STATED GOAL> Set down all of the data that follows word for word, without the images.

AVAILABLE DATA>

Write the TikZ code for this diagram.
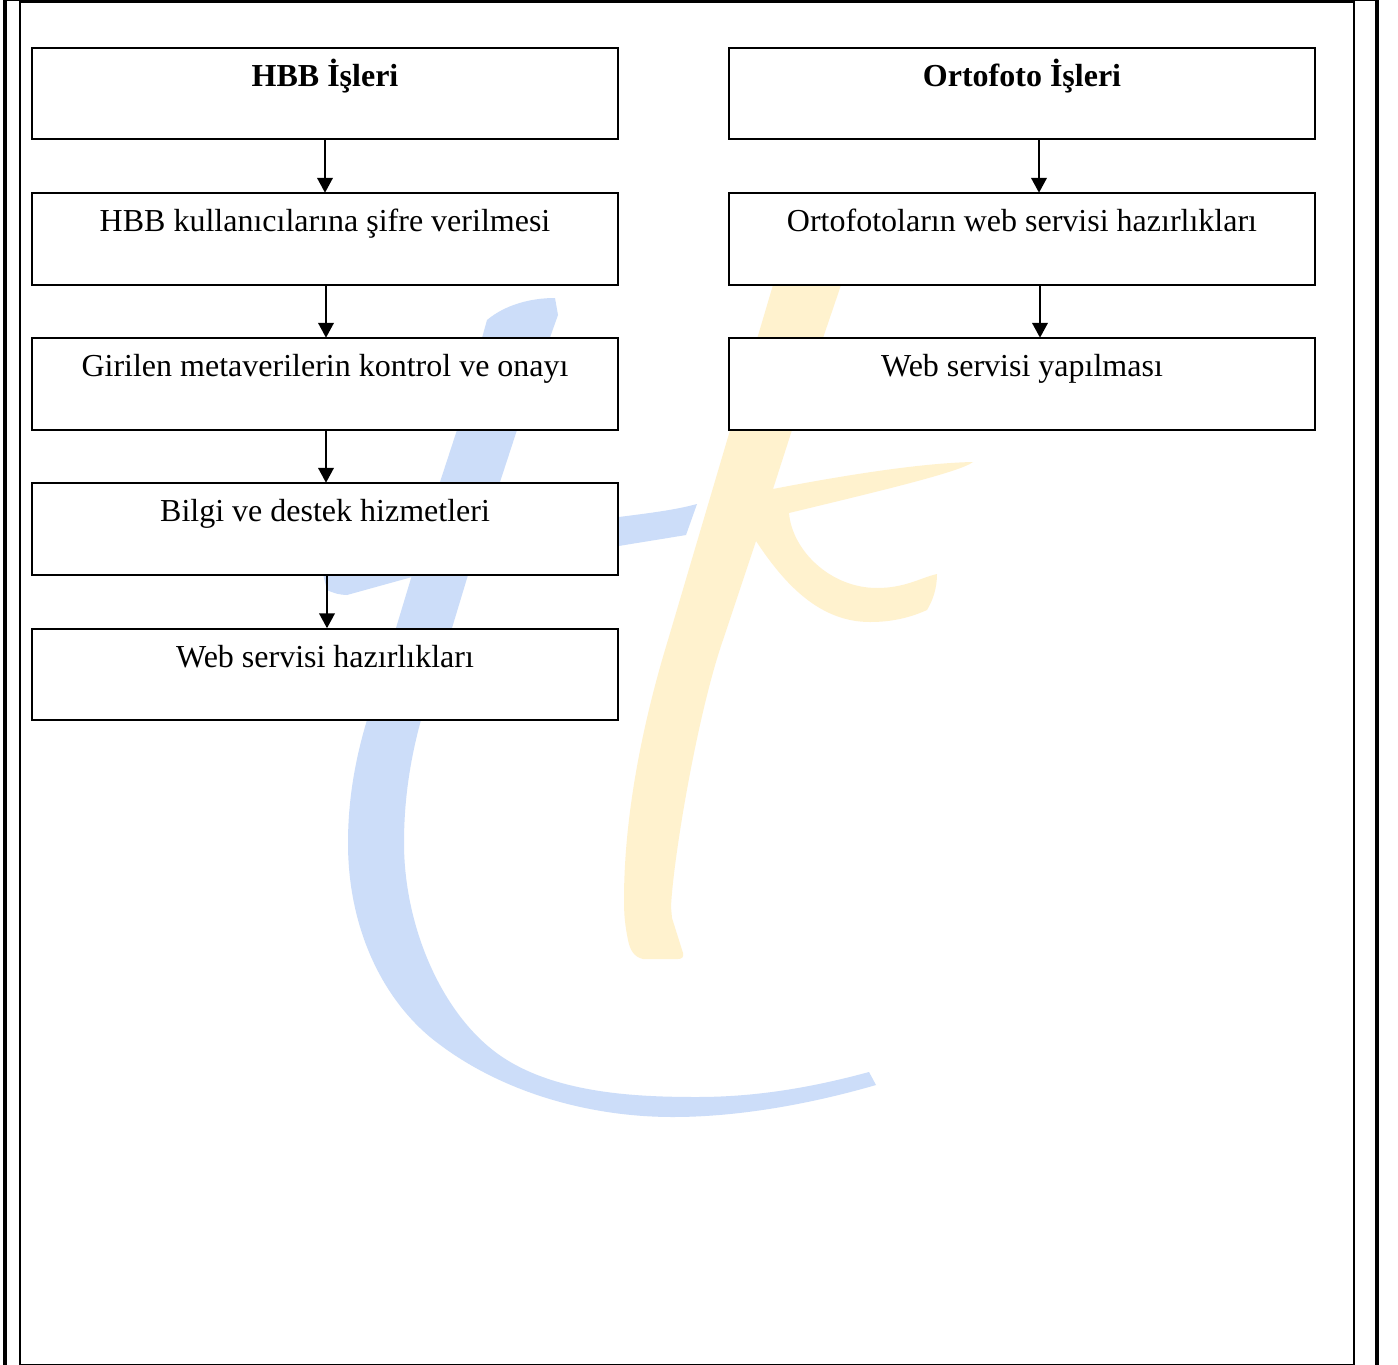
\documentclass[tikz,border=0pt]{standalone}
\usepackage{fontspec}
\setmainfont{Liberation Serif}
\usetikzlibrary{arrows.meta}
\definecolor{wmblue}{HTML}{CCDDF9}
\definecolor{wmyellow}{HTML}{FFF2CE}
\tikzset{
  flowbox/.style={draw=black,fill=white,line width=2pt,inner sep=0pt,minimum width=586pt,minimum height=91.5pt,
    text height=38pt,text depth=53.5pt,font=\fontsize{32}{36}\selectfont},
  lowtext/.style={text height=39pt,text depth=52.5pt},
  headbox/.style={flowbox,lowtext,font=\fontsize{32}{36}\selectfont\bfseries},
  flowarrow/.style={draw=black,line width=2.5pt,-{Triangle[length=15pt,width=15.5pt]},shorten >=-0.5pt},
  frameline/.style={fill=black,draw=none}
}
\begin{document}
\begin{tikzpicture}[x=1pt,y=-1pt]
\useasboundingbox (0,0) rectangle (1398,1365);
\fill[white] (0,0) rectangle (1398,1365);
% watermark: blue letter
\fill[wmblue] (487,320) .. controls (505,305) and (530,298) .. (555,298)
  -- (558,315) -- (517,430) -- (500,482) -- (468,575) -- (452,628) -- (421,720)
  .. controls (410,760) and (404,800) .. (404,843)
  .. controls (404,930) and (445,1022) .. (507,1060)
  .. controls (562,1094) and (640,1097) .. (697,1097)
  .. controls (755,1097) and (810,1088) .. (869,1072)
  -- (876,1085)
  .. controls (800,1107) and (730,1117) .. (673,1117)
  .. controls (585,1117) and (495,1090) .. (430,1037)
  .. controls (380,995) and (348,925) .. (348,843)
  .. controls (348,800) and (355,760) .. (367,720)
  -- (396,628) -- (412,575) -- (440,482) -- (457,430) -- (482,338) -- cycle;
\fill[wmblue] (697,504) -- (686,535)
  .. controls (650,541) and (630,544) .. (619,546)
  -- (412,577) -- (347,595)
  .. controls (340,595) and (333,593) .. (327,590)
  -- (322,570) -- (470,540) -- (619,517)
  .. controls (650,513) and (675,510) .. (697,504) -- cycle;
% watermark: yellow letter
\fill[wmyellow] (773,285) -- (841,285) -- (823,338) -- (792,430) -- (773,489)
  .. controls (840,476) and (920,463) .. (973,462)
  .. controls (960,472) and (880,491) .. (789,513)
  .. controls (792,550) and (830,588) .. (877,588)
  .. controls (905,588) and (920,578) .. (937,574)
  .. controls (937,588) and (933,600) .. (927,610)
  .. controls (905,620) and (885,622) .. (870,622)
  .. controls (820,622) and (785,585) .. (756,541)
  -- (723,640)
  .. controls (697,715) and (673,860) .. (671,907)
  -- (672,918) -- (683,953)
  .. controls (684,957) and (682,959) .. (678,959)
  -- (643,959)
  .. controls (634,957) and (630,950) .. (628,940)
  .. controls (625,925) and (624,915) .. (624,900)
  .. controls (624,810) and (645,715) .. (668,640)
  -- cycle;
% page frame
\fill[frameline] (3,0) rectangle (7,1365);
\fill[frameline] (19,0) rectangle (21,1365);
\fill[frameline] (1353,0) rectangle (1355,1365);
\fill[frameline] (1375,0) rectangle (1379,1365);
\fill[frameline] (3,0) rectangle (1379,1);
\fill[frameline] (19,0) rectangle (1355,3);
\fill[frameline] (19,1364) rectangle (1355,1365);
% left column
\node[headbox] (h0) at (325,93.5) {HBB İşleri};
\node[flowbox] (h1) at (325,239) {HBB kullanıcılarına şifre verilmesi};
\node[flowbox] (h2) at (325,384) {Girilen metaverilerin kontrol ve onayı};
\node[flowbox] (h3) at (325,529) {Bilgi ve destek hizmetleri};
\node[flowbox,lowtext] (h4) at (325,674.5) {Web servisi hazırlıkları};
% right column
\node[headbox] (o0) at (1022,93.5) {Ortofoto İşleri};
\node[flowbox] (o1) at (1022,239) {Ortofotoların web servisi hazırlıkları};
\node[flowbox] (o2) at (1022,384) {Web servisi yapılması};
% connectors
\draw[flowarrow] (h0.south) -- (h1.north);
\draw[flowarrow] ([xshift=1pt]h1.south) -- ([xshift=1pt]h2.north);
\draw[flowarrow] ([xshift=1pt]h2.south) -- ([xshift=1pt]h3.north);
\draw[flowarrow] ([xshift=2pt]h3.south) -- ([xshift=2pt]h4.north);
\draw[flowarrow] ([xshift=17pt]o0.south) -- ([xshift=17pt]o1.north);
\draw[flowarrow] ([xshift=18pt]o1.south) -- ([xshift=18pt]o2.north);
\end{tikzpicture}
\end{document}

OUTPUT OF THE TASK>
Write the TikZ code for this diagram.
\documentclass[tikz,border=0pt]{standalone}
\usepackage{fontspec}
\setmainfont{Liberation Serif}
\usetikzlibrary{arrows.meta}
\definecolor{wmblue}{HTML}{CCDDF9}
\definecolor{wmyellow}{HTML}{FFF2CE}
\tikzset{
  flowbox/.style={draw=black,fill=white,line width=2pt,inner sep=0pt,minimum width=586pt,minimum height=91.5pt,
    text height=38pt,text depth=53.5pt,font=\fontsize{32}{36}\selectfont},
  lowtext/.style={text height=39pt,text depth=52.5pt},
  headbox/.style={flowbox,lowtext,font=\fontsize{32}{36}\selectfont\bfseries},
  flowarrow/.style={draw=black,line width=2.5pt,-{Triangle[length=15pt,width=15.5pt]},shorten >=-0.5pt},
  frameline/.style={fill=black,draw=none}
}
\begin{document}
\begin{tikzpicture}[x=1pt,y=-1pt]
\useasboundingbox (0,0) rectangle (1398,1365);
\fill[white] (0,0) rectangle (1398,1365);
% watermark: blue letter
\fill[wmblue] (487,320) .. controls (505,305) and (530,298) .. (555,298)
  -- (558,315) -- (517,430) -- (500,482) -- (468,575) -- (452,628) -- (421,720)
  .. controls (410,760) and (404,800) .. (404,843)
  .. controls (404,930) and (445,1022) .. (507,1060)
  .. controls (562,1094) and (640,1097) .. (697,1097)
  .. controls (755,1097) and (810,1088) .. (869,1072)
  -- (876,1085)
  .. controls (800,1107) and (730,1117) .. (673,1117)
  .. controls (585,1117) and (495,1090) .. (430,1037)
  .. controls (380,995) and (348,925) .. (348,843)
  .. controls (348,800) and (355,760) .. (367,720)
  -- (396,628) -- (412,575) -- (440,482) -- (457,430) -- (482,338) -- cycle;
\fill[wmblue] (697,504) -- (686,535)
  .. controls (650,541) and (630,544) .. (619,546)
  -- (412,577) -- (347,595)
  .. controls (340,595) and (333,593) .. (327,590)
  -- (322,570) -- (470,540) -- (619,517)
  .. controls (650,513) and (675,510) .. (697,504) -- cycle;
% watermark: yellow letter
\fill[wmyellow] (773,285) -- (841,285) -- (823,338) -- (792,430) -- (773,489)
  .. controls (840,476) and (920,463) .. (973,462)
  .. controls (960,472) and (880,491) .. (789,513)
  .. controls (792,550) and (830,588) .. (877,588)
  .. controls (905,588) and (920,578) .. (937,574)
  .. controls (937,588) and (933,600) .. (927,610)
  .. controls (905,620) and (885,622) .. (870,622)
  .. controls (820,622) and (785,585) .. (756,541)
  -- (723,640)
  .. controls (697,715) and (673,860) .. (671,907)
  -- (672,918) -- (683,953)
  .. controls (684,957) and (682,959) .. (678,959)
  -- (643,959)
  .. controls (634,957) and (630,950) .. (628,940)
  .. controls (625,925) and (624,915) .. (624,900)
  .. controls (624,810) and (645,715) .. (668,640)
  -- cycle;
% page frame
\fill[frameline] (3,0) rectangle (7,1365);
\fill[frameline] (19,0) rectangle (21,1365);
\fill[frameline] (1353,0) rectangle (1355,1365);
\fill[frameline] (1375,0) rectangle (1379,1365);
\fill[frameline] (3,0) rectangle (1379,1);
\fill[frameline] (19,0) rectangle (1355,3);
\fill[frameline] (19,1364) rectangle (1355,1365);
% left column
\node[headbox] (h0) at (325,93.5) {HBB İşleri};
\node[flowbox] (h1) at (325,239) {HBB kullanıcılarına şifre verilmesi};
\node[flowbox] (h2) at (325,384) {Girilen metaverilerin kontrol ve onayı};
\node[flowbox] (h3) at (325,529) {Bilgi ve destek hizmetleri};
\node[flowbox,lowtext] (h4) at (325,674.5) {Web servisi hazırlıkları};
% right column
\node[headbox] (o0) at (1022,93.5) {Ortofoto İşleri};
\node[flowbox] (o1) at (1022,239) {Ortofotoların web servisi hazırlıkları};
\node[flowbox] (o2) at (1022,384) {Web servisi yapılması};
% connectors
\draw[flowarrow] (h0.south) -- (h1.north);
\draw[flowarrow] ([xshift=1pt]h1.south) -- ([xshift=1pt]h2.north);
\draw[flowarrow] ([xshift=1pt]h2.south) -- ([xshift=1pt]h3.north);
\draw[flowarrow] ([xshift=2pt]h3.south) -- ([xshift=2pt]h4.north);
\draw[flowarrow] ([xshift=17pt]o0.south) -- ([xshift=17pt]o1.north);
\draw[flowarrow] ([xshift=18pt]o1.south) -- ([xshift=18pt]o2.north);
\end{tikzpicture}
\end{document}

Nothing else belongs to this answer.